Of the lines in the listing, how many include the string "code"? Write the number and nothing else.

-- Begin --

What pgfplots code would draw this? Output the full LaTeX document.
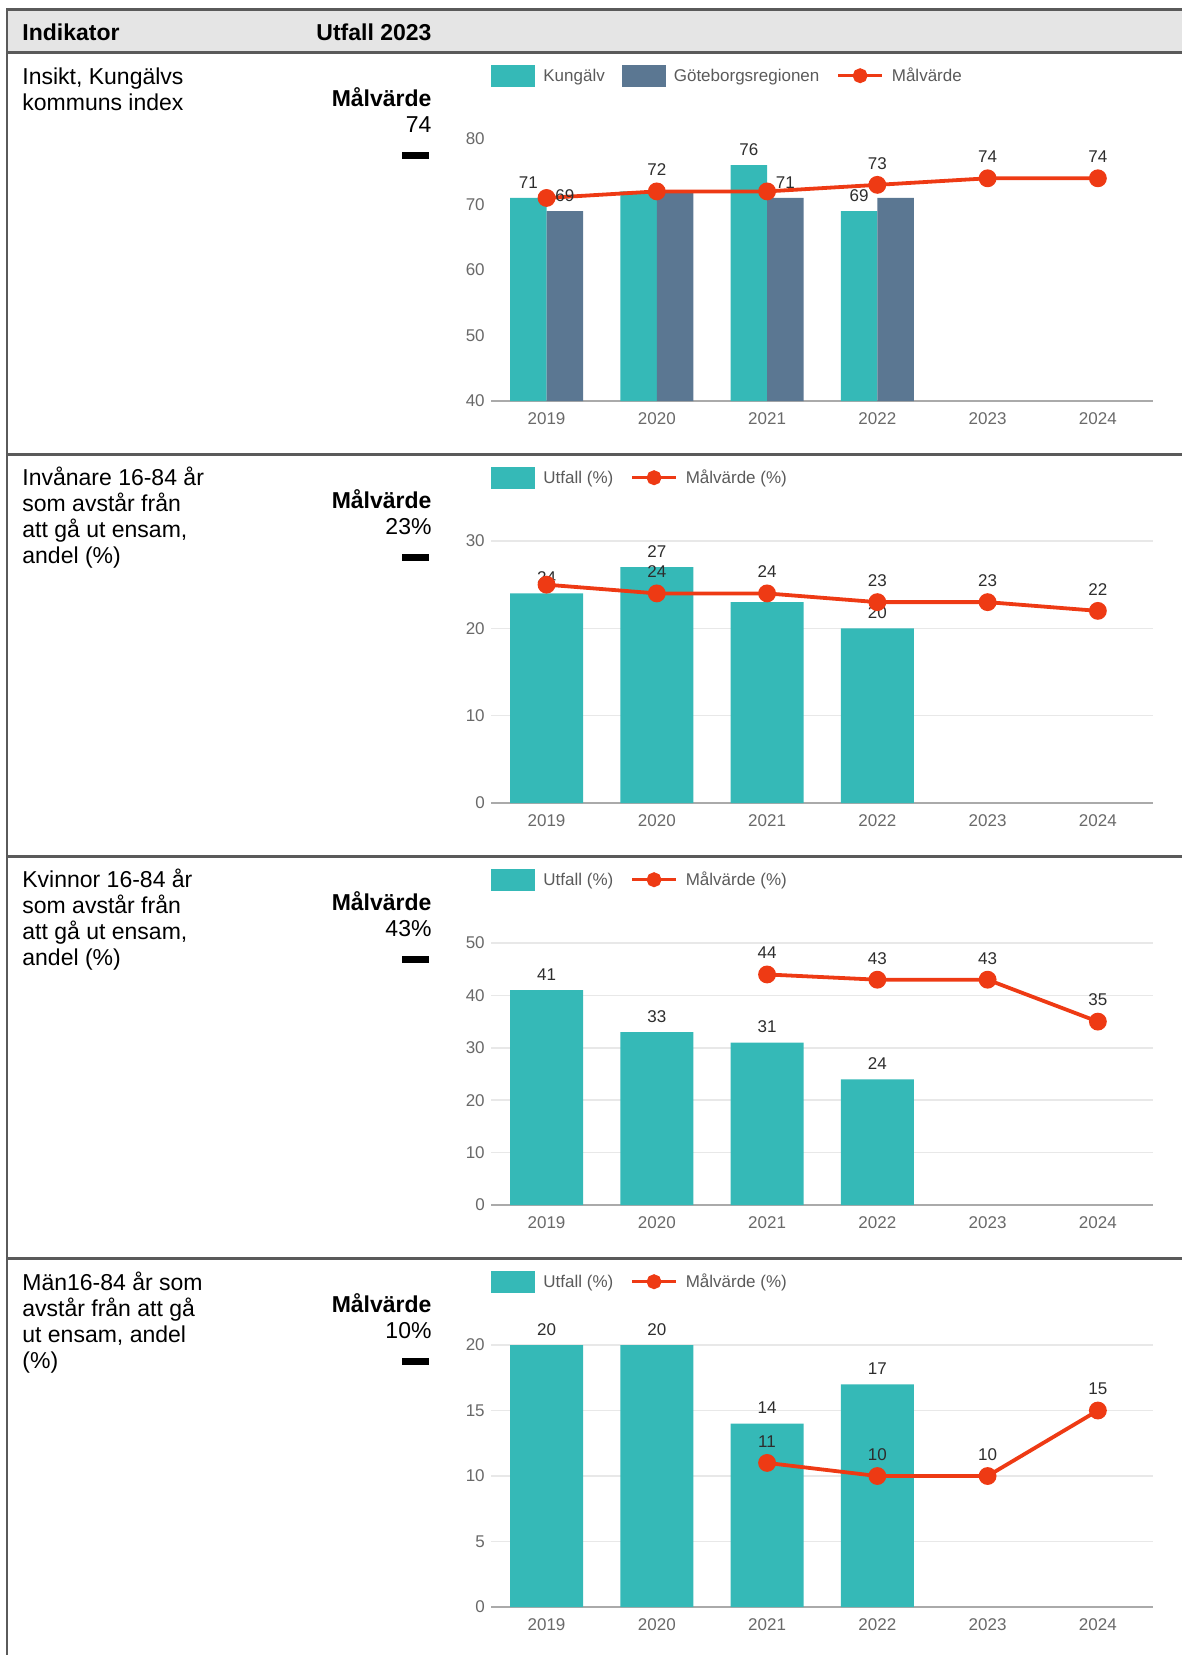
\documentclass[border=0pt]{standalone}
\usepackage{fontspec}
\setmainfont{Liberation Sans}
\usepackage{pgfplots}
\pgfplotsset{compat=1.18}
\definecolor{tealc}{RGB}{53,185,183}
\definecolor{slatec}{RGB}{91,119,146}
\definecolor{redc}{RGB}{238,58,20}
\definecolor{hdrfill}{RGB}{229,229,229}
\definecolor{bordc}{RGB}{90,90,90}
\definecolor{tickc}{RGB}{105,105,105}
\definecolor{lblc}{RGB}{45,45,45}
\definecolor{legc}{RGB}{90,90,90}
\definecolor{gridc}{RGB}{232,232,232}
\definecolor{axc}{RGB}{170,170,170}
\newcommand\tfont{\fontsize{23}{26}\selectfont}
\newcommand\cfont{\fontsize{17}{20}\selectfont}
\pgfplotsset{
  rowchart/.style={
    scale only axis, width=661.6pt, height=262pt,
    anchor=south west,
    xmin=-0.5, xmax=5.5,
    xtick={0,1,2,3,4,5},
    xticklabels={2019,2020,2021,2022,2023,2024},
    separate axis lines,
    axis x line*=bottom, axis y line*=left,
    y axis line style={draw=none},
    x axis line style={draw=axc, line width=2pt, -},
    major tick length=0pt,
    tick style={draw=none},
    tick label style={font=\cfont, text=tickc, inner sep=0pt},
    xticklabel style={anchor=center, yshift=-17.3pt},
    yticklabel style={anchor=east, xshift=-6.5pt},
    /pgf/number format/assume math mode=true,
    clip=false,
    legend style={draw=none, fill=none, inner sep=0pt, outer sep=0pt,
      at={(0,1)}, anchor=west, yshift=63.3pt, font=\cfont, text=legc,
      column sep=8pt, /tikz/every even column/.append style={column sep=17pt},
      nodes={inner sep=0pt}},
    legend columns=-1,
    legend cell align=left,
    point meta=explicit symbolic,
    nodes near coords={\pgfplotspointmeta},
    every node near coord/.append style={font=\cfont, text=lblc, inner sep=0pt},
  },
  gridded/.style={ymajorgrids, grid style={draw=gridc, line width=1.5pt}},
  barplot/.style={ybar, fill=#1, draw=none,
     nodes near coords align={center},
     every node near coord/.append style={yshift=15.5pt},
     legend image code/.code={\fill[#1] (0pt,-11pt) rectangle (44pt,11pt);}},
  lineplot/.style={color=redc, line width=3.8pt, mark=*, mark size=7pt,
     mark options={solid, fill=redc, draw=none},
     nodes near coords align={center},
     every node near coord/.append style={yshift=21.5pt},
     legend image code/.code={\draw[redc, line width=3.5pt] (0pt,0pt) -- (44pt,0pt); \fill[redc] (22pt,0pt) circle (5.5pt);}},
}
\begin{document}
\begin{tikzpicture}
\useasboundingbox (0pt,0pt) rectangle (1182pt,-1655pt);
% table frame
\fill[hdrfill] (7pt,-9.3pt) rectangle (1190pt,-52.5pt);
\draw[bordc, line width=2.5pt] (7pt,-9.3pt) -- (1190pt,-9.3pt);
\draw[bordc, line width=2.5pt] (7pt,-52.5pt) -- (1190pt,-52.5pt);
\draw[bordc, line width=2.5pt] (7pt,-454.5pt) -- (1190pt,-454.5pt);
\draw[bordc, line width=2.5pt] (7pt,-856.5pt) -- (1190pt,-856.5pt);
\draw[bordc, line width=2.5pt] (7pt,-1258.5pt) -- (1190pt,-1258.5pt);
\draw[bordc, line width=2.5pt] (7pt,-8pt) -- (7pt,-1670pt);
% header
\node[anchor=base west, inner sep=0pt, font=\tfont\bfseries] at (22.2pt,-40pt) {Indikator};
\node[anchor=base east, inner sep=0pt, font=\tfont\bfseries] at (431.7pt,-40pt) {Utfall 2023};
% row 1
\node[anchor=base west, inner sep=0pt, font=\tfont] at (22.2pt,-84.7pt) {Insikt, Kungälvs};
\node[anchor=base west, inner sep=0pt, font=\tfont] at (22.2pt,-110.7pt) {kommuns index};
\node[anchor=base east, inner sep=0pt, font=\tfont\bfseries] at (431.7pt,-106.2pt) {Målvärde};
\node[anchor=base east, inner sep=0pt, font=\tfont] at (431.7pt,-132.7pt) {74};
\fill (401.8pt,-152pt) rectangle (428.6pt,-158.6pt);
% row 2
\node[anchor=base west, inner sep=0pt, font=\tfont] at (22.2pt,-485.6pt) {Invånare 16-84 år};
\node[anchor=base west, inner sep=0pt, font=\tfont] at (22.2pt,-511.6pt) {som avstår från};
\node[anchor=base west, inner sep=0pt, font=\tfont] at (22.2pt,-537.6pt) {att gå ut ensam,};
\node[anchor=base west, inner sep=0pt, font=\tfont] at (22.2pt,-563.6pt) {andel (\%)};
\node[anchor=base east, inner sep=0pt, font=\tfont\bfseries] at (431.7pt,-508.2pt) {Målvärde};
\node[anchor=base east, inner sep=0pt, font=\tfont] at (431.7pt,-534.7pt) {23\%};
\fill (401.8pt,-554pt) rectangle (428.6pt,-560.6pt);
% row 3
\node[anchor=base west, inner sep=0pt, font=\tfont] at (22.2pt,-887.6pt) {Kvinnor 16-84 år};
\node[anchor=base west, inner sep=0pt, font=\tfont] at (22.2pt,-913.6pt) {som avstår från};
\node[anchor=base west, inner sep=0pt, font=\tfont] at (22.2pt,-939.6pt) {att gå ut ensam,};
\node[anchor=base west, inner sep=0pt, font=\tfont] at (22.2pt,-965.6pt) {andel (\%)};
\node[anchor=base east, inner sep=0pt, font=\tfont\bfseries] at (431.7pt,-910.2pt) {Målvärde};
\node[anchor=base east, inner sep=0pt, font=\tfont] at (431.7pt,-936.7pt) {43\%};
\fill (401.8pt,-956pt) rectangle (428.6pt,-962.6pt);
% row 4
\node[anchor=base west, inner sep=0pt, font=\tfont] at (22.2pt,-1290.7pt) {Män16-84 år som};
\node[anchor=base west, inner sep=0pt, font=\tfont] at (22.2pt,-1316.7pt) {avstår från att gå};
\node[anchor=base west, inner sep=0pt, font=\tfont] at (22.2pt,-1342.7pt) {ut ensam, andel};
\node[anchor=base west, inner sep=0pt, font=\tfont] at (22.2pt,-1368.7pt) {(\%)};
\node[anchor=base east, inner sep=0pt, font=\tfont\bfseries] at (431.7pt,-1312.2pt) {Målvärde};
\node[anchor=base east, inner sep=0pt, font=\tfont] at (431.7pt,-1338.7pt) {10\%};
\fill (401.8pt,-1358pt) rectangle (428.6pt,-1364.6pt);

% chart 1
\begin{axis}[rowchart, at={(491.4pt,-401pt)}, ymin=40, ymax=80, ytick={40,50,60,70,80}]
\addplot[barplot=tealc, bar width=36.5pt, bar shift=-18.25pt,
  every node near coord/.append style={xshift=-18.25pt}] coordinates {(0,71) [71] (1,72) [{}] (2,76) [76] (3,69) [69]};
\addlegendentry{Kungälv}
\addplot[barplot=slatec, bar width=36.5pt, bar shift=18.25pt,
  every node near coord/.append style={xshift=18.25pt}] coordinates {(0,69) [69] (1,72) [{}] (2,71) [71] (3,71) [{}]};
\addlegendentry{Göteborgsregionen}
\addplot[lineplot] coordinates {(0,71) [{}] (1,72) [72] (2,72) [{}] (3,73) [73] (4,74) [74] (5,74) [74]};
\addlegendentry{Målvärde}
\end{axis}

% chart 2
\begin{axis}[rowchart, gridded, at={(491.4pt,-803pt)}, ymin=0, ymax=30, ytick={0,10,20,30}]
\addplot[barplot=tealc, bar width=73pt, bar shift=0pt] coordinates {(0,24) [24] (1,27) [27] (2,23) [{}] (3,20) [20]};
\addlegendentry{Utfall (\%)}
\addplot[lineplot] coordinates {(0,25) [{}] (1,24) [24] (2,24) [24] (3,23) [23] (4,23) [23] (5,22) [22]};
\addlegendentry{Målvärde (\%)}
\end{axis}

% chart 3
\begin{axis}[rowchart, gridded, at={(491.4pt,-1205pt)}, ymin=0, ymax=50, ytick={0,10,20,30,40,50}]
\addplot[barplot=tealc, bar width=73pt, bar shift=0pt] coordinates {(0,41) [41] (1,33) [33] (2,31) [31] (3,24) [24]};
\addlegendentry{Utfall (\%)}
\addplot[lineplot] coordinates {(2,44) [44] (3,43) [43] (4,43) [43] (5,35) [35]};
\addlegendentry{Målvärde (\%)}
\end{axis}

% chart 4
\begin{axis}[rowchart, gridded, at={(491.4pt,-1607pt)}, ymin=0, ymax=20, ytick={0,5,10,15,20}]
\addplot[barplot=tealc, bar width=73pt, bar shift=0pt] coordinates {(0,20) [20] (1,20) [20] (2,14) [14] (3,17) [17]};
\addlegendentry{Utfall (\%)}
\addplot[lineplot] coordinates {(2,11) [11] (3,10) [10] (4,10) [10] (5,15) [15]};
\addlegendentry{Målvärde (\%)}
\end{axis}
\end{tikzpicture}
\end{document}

-- End --

■ **Solution below**
3